I am a big fan of event type models like that found in process philosophy. It positions mind as the foundation of reality. It fits very well within science. It also offers satisfactory solutions to problematic issues like consciousness. However, when it comes to its theology of God I believe process theology (PT) made some missteps.
The first misstep, in my view, is the way it deals with ultimacy. PT has two ultimates. Creativity is the abstract ultimate and God is the concrete ultimate. I don’t believe it makes sense to call God an ultimate when God is dependent on creativity. Ask any software engineer and they will attest that you can’t have an instantiation (concrete object) of an abstraction (class) if the abstraction doesn’t exist first. Since in PT God is an instantiation of creativity this means that God is not really ultimate.
Another misstep is its tri-ism. Many religious frameworks have a dualistic ontology but process philosophy has three distinct ontological elements: creativity, God, and the world. To me this is also unnecessary. I have often wondered why Whitehead felt the need to trifurcate reality when an aspect monism would do just as well. I suspect it was because God was an addon to his earlier system. After all Whitehead, Hartshorne, and other PT thinkers apply an aspect ontology to God where God has both a primordial aspect and a concrete aspect. Apparently Whitehead had to deal with Locke’s idea that reality “perishes” in each moment. God offers a solution to this problem because God is eternal and therefore all prehensions of the world will also be eternal. It is unclear to me, however, why God couldn’t have the same effect in an aspect monism.

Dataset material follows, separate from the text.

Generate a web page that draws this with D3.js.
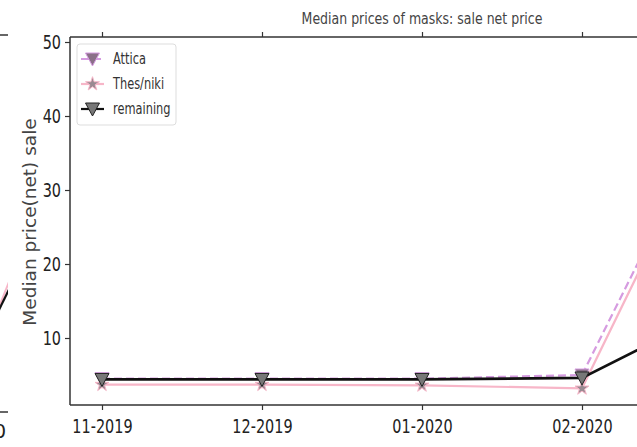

The main problem I have with PT’s theology of God is that it still maintains a similar ontology to a classic theism. An ontology of divide. According to Hartshorne, God is a person and has a distinct life from the life of the world. Each has its own distinct occasions of experience where the only connection is prehension and influence. This ontological divide is very similar to classic theism except for the dipolarity where God both affects the world and is affected by it. To me this presents a picture of God not as ultimate reality but as some sort of uber-person. While this does enable personal language in PT, it seems strange to think of God having a distinction set of occasions of experience from the world. It makes me question the claim that is often made that process theology is panentheistic. Is it enough that God’s participation in the world is limited to prehending and influence? These limitations seem to fly in the face of the incarnation claims found in religion. In Christianity God really participates in the life and death of Jesus. God really dies on the cross. The “long distance” approach of PT where God’s life is separate from the world’s dispels the core intimacy that many people feel (especially the mystics) in relation to God.
Where the PT theology of God really breaks down is in prayer. Since God only influences the world, how would one pray to such a God. Take the example of an addict. In an aspect monism the addict’s prayer is an appeal to embrace the depth of God within. In a powerful way it is the aspect of God in the addict that both prays, hears the prayer, and participates in healing. What would be the make up of an addict’s prayer to the process God? Wouldn’t it have to be something like this: “Please God, influence me stronger to change”? Does this make sense? Prayer is a well known problem for process theology. It stems, in my view, from the fundamental trifurcation of reality where there still remains the ontological divide to be crossed between God and the world. In a true panentheism there is no divide to be crossed but a depth to be probed and embraced.
It is a shame that PT went off in the direction it did with regard to God. I think it strips it of a powerful opportunity to be a viable alternative to the traditions of today. In fact process theology has become a tradition in its own right. This can have both positive and negative effects. On the positive side, it offers a set of common beliefs where religious communities can be formed. On the negative side, if there is no “protestant principal” in play its deficits will remain untouched.
It is hard for me to access if the theology of God in PT must necessarily be formulated as it is. It would seem that a change to an aspect monism could still fit nicely within its panpsychic event model. I suspect, however, it would begin to look more like an absolute idealism at that point. Whitehead’s loathing of a coercive God could still be satisfied because if there is but one life, the divine life, there is no coercion going on. Instead there is a participation of God within the finitely free creatures. The real test for any religious framework is whether or not it will be embraced broadly within the communities of the world. I suspect that process theology will be attractive to certain segments of society like the intelligentsia but not to the common folk where prayers of supplication are so important.